Scan the data beneath this task and copy each line that includes "chart".

▶ _Source data_:

##########

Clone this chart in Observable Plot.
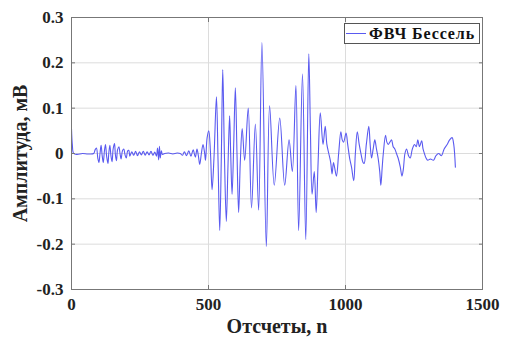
<!DOCTYPE html>
<html><head><meta charset="utf-8">
<script src="https://cdn.jsdelivr.net/npm/d3@7"></script>
<script src="https://cdn.jsdelivr.net/npm/@observablehq/plot@0.6"></script>
<style>
body{margin:0;background:#fff}
#chart{position:relative;width:506px;height:343px}
#chart svg text{font-family:"Liberation Serif" !important}
.legend{position:absolute;left:344px;top:23px;width:136px;height:21px;border:1px solid #555;background:#fff;
 font-family:"Liberation Serif";font-weight:bold;font-size:16px;letter-spacing:0.9px;display:flex;align-items:center;box-sizing:border-box;color:#111}
.legend .sw{display:inline-block;width:20px;height:0;border-top:1px solid #5a5af0;margin:0 3px 0 1px}
</style></head>
<body><div id="chart"></div>
<script>
const sampleIdx = [0,3,8,20,40,60,81,86,91,96,100,104,108,112,116,120,124,128,133,136,140,144,148,152,157,160,164,168,173,177,181,186,191,195,200,205,209,213,220,227,234,241,248,255,262,269,276,283,290,297,304,310,314,318,321,324,328,332,340,355,370,385,397,405,412,420,428,436,444,452,458,463,468,474,480,486,489,495,501,507,513,520,529,535,541,547,552,558,565,571,577,581,586,592,598,604,610,616,623,632,645,657,671,683,695,711,723,740,760,778,794,806,819,829,843,855,866,872,878,886,893,900,908,918,926,932,939,946,951,956,960,967,975,983,988,993,1002,1008,1015,1022,1030,1036,1043,1050,1058,1064,1068,1076,1085,1090,1095,1101,1107,1113,1119,1125,1129,1134,1138,1146,1151,1156,1162,1168,1174,1180,1186,1192,1200,1206,1211,1217,1223,1230,1236,1244,1252,1258,1264,1270,1278,1283,1288,1294,1300,1310,1321,1330,1340,1350,1360,1371,1380,1389,1395,1401];
const amplitude = [0.055,0.02,0.0,-0.002,0.0,-0.001,0.0,0.008,0.012,-0.01,-0.02,0.0,0.018,-0.005,-0.02,0.005,0.02,-0.005,-0.022,0.0,0.018,-0.005,-0.018,0.01,0.022,-0.002,-0.016,0.008,0.015,0.0,-0.012,0.006,0.01,-0.002,-0.01,0.006,0.007,-0.006,0.004,-0.004,0.005,-0.005,0.004,-0.003,0.005,-0.004,0.004,-0.003,0.005,-0.004,0.003,-0.006,0.012,-0.014,0.016,-0.01,0.006,-0.002,0.0,0.001,-0.001,0.001,0.0,-0.004,0.004,-0.005,0.006,-0.006,0.008,-0.008,0.01,-0.005,-0.024,0.0,0.02,0.0,-0.015,0.035,0.05,0.005,-0.08,-0.01,0.125,-0.02,-0.17,0.0,0.185,0.0,-0.15,-0.03,0.083,0.0,-0.09,0.02,0.145,0.0,-0.13,-0.02,0.055,-0.015,0.1,-0.12,0.065,-0.125,0.245,-0.205,0.105,-0.07,0.078,-0.07,0.03,-0.04,0.15,-0.17,0.175,-0.19,0.22,0.05,-0.09,-0.04,-0.13,-0.02,0.09,0.02,0.06,0.02,0.0,-0.02,-0.045,-0.02,-0.03,-0.05,0.0,0.048,0.03,0.025,0.045,0.02,-0.01,-0.03,-0.06,0.0,0.048,0.02,-0.005,-0.02,-0.022,0.02,0.06,0.02,-0.01,0.01,0.03,0.01,-0.01,-0.04,-0.07,-0.03,0.0,0.04,0.025,0.02,0.025,0.03,0.015,0.01,0.0,-0.01,-0.03,-0.05,-0.035,0.0,0.01,-0.005,-0.01,0.01,0.02,0.015,0.03,0.015,0.028,0.01,0.0,-0.01,-0.015,-0.012,-0.015,-0.005,0.0,-0.005,0.01,0.02,0.03,0.035,0.02,-0.03];
const xTicks = [0,500,1000,1500];
const yTicks = [-0.3,-0.2,-0.1,0,0.1,0.2,0.3];
const xLabel = "Отсчеты, n";
const yLabel = "Амплитуда, мВ";
const seriesName = "ФВЧ Бессель";

const data = sampleIdx.map((n,i)=>({n, a: amplitude[i]}));
const fmt = d => d === 0 ? "0" : String(d);
const blank = () => "";

const plot = Plot.plot({
  width: 506, height: 343,
  marginLeft: 71, marginRight: 24, marginTop: 17, marginBottom: 54,
  style: {fontFamily: "Liberation Serif", fontWeight: "bold", fontSize: "17px", color: "#222", background: "#fff"},
  x: {domain: [0,1500]},
  y: {domain: [-0.3,0.3]},
  marks: [
    Plot.gridX(xTicks, {stroke: "#dcdcdc", strokeOpacity: 1}),
    Plot.gridY(yTicks, {stroke: "#dcdcdc", strokeOpacity: 1}),
    Plot.line(data, {x: "n", y: "a", stroke: "#5a5af0", strokeWidth: 1.1, curve: "catmull-rom"}),
    Plot.frame({stroke: "#777"}),
    Plot.axisX(xTicks, {anchor: "bottom", tickSize: -4, tickFormat: blank, label: null, stroke: "#777"}),
    Plot.axisX(xTicks, {anchor: "top", tickSize: -4, tickFormat: blank, label: null, stroke: "#777"}),
    Plot.axisY(yTicks, {anchor: "left", tickSize: -4, tickFormat: blank, label: null, stroke: "#777"}),
    Plot.axisY(yTicks, {anchor: "right", tickSize: -4, tickFormat: blank, label: null, stroke: "#777"}),
    Plot.axisX(xTicks, {anchor: "bottom", tickSize: 0, tickPadding: 8, tickFormat: fmt, label: null, fontSize: 17}),
    Plot.axisY(yTicks, {anchor: "left", tickSize: 0, tickPadding: 8, tickFormat: fmt, label: null, fontSize: 17}),
    Plot.text([xLabel], {frameAnchor: "bottom", dy: 43, fontSize: 20, fontWeight: "bold", fill: "#222"}),
    Plot.text([yLabel], {frameAnchor: "left", textAnchor: "middle", dx: -51, rotate: -90, fontSize: 20, fontWeight: "bold", fill: "#222"})
  ]
});
const chart = document.getElementById("chart");
chart.appendChild(plot);
const lg = document.createElement("div");
lg.className = "legend";
lg.innerHTML = '<span class="sw"></span><span></span>';
lg.lastChild.textContent = seriesName;
chart.appendChild(lg);
</script>
</body></html>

##########

▶ _Finished task_:
Clone this chart in Observable Plot.
#chart{position:relative;width:506px;height:343px}
#chart svg text{font-family:"Liberation Serif" !important}
<body><div id="chart"></div>
const chart = document.getElementById("chart");
chart.appendChild(plot);
chart.appendChild(lg);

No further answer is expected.